Особенно показательно влияние идей В.Г. Белинского на советских исследователей творчества А.С. Пушкина. Так, А. Теплов в статье «Атеистическая тема в “Борисе Годунове”» выдвигает положение об антихристианской  направленности творческих исканий А.С. Пушкина, явно противоречащих глубинным смыслам его произведений: «Вряд ли во всей русской литературе XIX века можно найти поэта, у которого творчество было столь же насыщенно воинствующим атеизмом, как у Пушкина».9 Как аргумент в споре с автором статьи можно привести признание своему преемнику старца Пимена, одолевшего греховные соблазны и  бесовские искушения:

Доныне – если я,
Невольною дремотой обессилен,
Не сотворю молитвы долгой к ночи –
Мой старый сон не тих и не безгрешен,
Мне чудятся то шумные пиры,
То ратный стан, то схватки боевые,
Безумные потехи юных лет!

Также преисполнены христианского смирения и наставления старца избранному им  преемнику, Гришке Отрепьеву, одержимому «бесовскими мечтаниями» славобесия, в котором-то  монах-летописец и надеялся узреть продолжателя своего  Богоугодного труда:

Описывай не мудрствуя лукаво
Всё то, чему свидетель в жизни будешь:
Войну и мир, управу государей,
Угодников святые чудеса,
Пророчества и знаменья небесны.

В опыте истолкования творчества Н.В. Гоголя, православного художника и мыслителя,   советское литературоведение также уделяло беспрецедентное внимание воплощённым писателем  картинам жизни с  якобы пафосом резкой оценки  социальной неустроенности. Во вступительной статье к изданию комедии Н.В. Гоголя «Ревизор» и поэмы «Мёртвые души», адресованному весьма широкому кругу читателей из школьников и учителей, Н.А.Степанов особо выделяет критико-обличительную составляющую ключевых произведений православного художника и мыслителя: «Если в “Ревизоре” писатель нанёс основной удар по чиновничеству, по бюрократическому аппарату царской России, то в “Мёртвых душах” он с ещё большим размахом обличил и разоблачил основные господствующее сословие – помещиков-крепостников»10. Незаинтересованность  критиков художественным освещением становления человека в произведениях русских писателей и сосредоточенность исследовательских усилий на общественно-социальной проблематике сочинений классиков – всё это приводило к превратному пониманию художественного смысла отечественной литературы и, по сути, лишало словесность онтологического статуса, что особо значимо для русской культуры.

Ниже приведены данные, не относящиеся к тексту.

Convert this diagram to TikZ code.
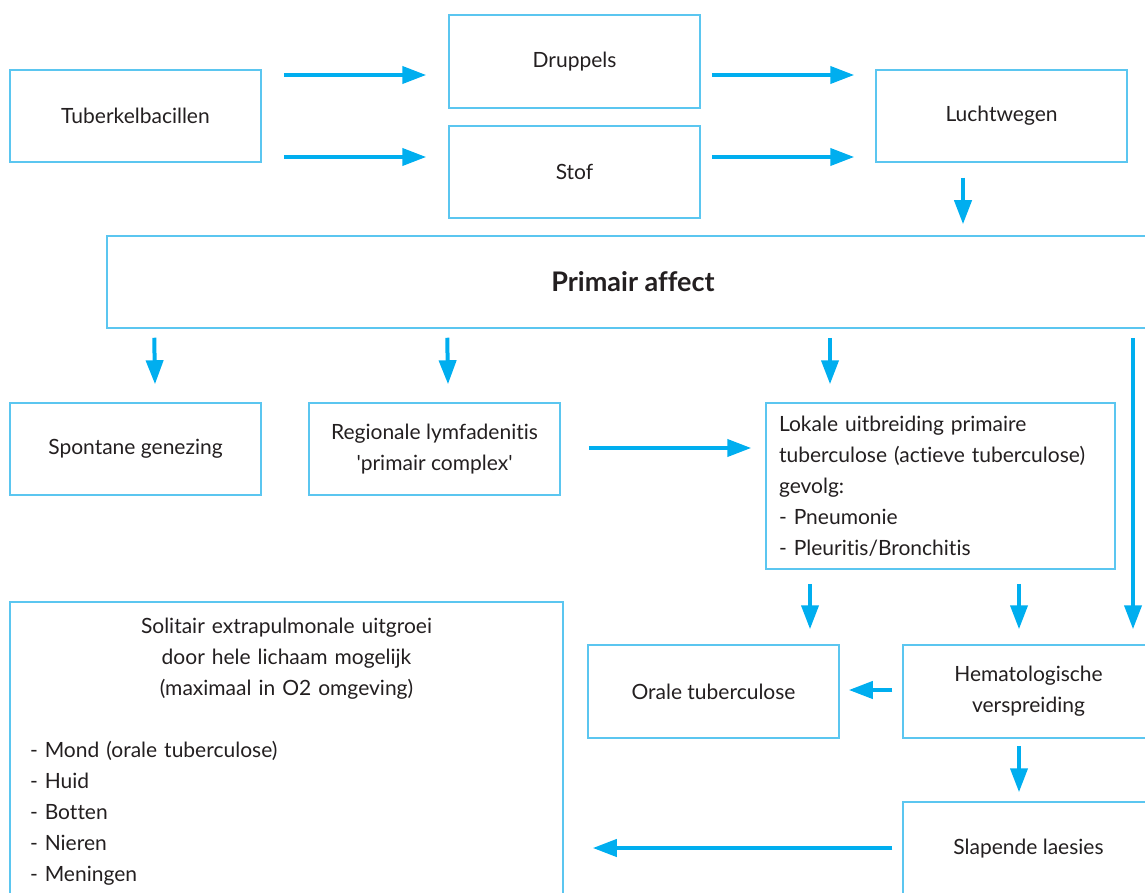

Попытки истолкования художественного смысла драматургии А.Н. Островского, в частности его «Грозы», на основе положений статей Н.А. Добролюбова встречали сопротивление текстового материала произведения ещё при жизни  писателя, но взгляд революционно-демократического критика, по убеждениям на творчество драматурга был узаконен  в школьной и вузовской программе.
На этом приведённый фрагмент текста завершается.